Monday, October 17, 2005

Iraq's Cambodia

Now that we’re getting purposefully mired in the shifting sands of the Syrian-Iraqi border, it’s time for a little refresher course in presidential hubris and Dr. Strangelove, otherwise known as the Nixon and Kissinger show. It was December 9, 1970. Nixon and Kissinger had this phone conversation:

Kissinger: Mr. President.
Nixon: The thing that concerns me about this thing you sent over on Cambodia was [Chairman of the Joint Chiefs of Staff Admiral Thomas] Moorer’s, it seems to me, lame excuse that they did not have any intelligence because the weather has been bad. I don’t think they are trying to do a good enough job in trying to get the intelligence over there. You understand what I mean?
Nixon: There are other methods of getting intelligence than simply flying. They’ve got the methods of the Cambodians to talk to and a hell of a lot of other people and I don’t think they have done enough there. The second thing is as I have put on here now I want you to get ahold of [Chairman of the Joint Chiefs of Staff Admiral Thomas] Moorer tonight and I want a plan where every goddamn thing that can fly goes into Cambodia and hits every target that is open.
Kissinger: Right.
Nixon: That’s to be done tomorrow. Tomorrow. Is that clear?
Kissinger: That is right.
Nixon: I want this done. Now that is one thing that can turn this around some. They are running these goddamn milk runs in order to get their air medal. You know what they are doing Henry. It’s horrible what the Air Force is doing. They aren’t doing anything worth a damn.
Kissinger: They are not imaginative.
Nixon: Well, they’re not only not imaginative but they are just running these things — bombing jungles. You know that. They have got to go in there and I mean really go in. I don’t want the gunships, I want the helicopter ships. I want everything that can fly to go in there and crack the hell out of them. There is no limitation on mileage and there is no limitation on budget. Is that clear?
Kissinger: Right, Mr. President.
[…]
Nixon: You know we talk about this Cambodia thing and I’m not going to have another crisis on Cambodia hit us in the face like it did last year. That again was a case of them not being on top of things. By God we are not going to let this happen this time.
Kissinger: The problem is Mr. President the Air Force is designed to fight an air battle against the Soviet Union. They are not designed for this war and that is the—in fact they are not designed for any war we are likely to have to fight.
Nixon: That’s right. There isn’t going to be any air battle against the Soviet Union as you well know.
Kissinger: Exactly, I agree completely. […] And I will get the bombing campaign laid on for tomorrow.
Nixon: I want them to hit everything. I want them to use the big planes, the small planes, everything that will help out here and let’s start giving them a little shock. There must be something we can do. Let [U.S. Commander in Vietnam, Creighton] Abrams, he’s to take personal charge and dismiss the Air Force commander if necessary over there. And I want Haig to look into this when he is over there.
Kissinger: Absolutely.
Nixon: We have to do a better job because we are just coming to the crunch. Right now there is a chance to win this goddamn war and that’s probably what we are going to have to do because we are not going to do anything at the conference table. But we aren’t going to win it with the people—the kind of assholes come in here like today saying well now there is a crisis in Cambodia. Hell, I have been asking about it for the last two weeks you know and you said there isn’t one.

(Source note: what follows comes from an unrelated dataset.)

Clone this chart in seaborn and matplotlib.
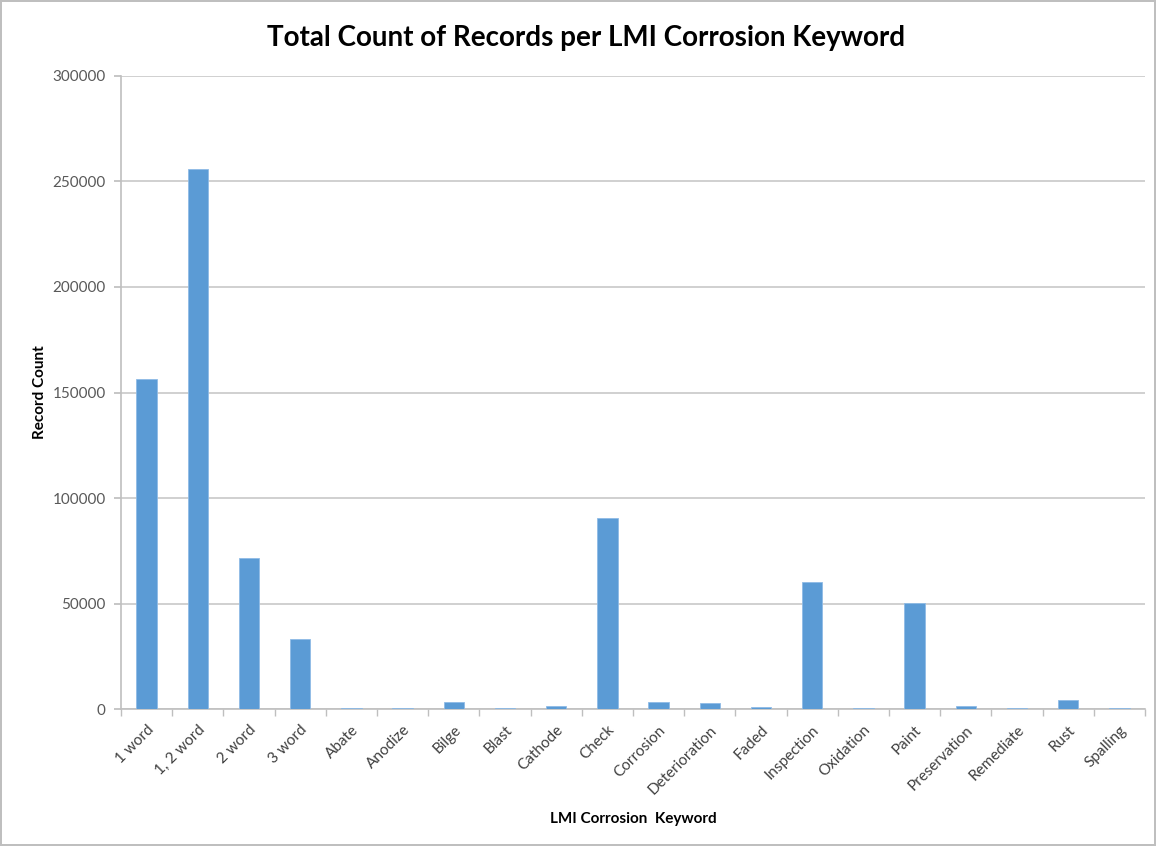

Once Kissinger hung up with Nixon, he called up Haig to relay Nixon’s desires: “[H]e wants a massive bombing campaign in Cambodia. He doesn’t want to hear anything. It’s an order, it’s to be done. Anything that flies on anything that moves. You got that?”

Go back one year, to November 3, 1969, and Nixon’s Vietnamization speech: “In July, on my visit to Vietnam, I changed General Abrams’ orders so that they were consistent with the objectives of our new policies. Under the new orders, the primary mission of our troops is to enable the South Vietnamese forces to assume the full responsibility for the security of South Vietnam. […]Enemy infiltration, infiltration which is essential if they are to launch a major attack, over the last 3 months is less than 20 percent of what it was over the same period last year.”

That’s essentially the same policy of Iraqization in place now, echoed by the same reports of better American controls over Tal Afara or other regions of western Iraq. The incursions into Syria, like the incursions into Cambodia, show up the gulf between public pronouncements and on-the-ground realities. What we don’t yet know is the sort of conversations Bush is having with his inner circle, which is as much of an echo chamber as Kissinger was for Nixon.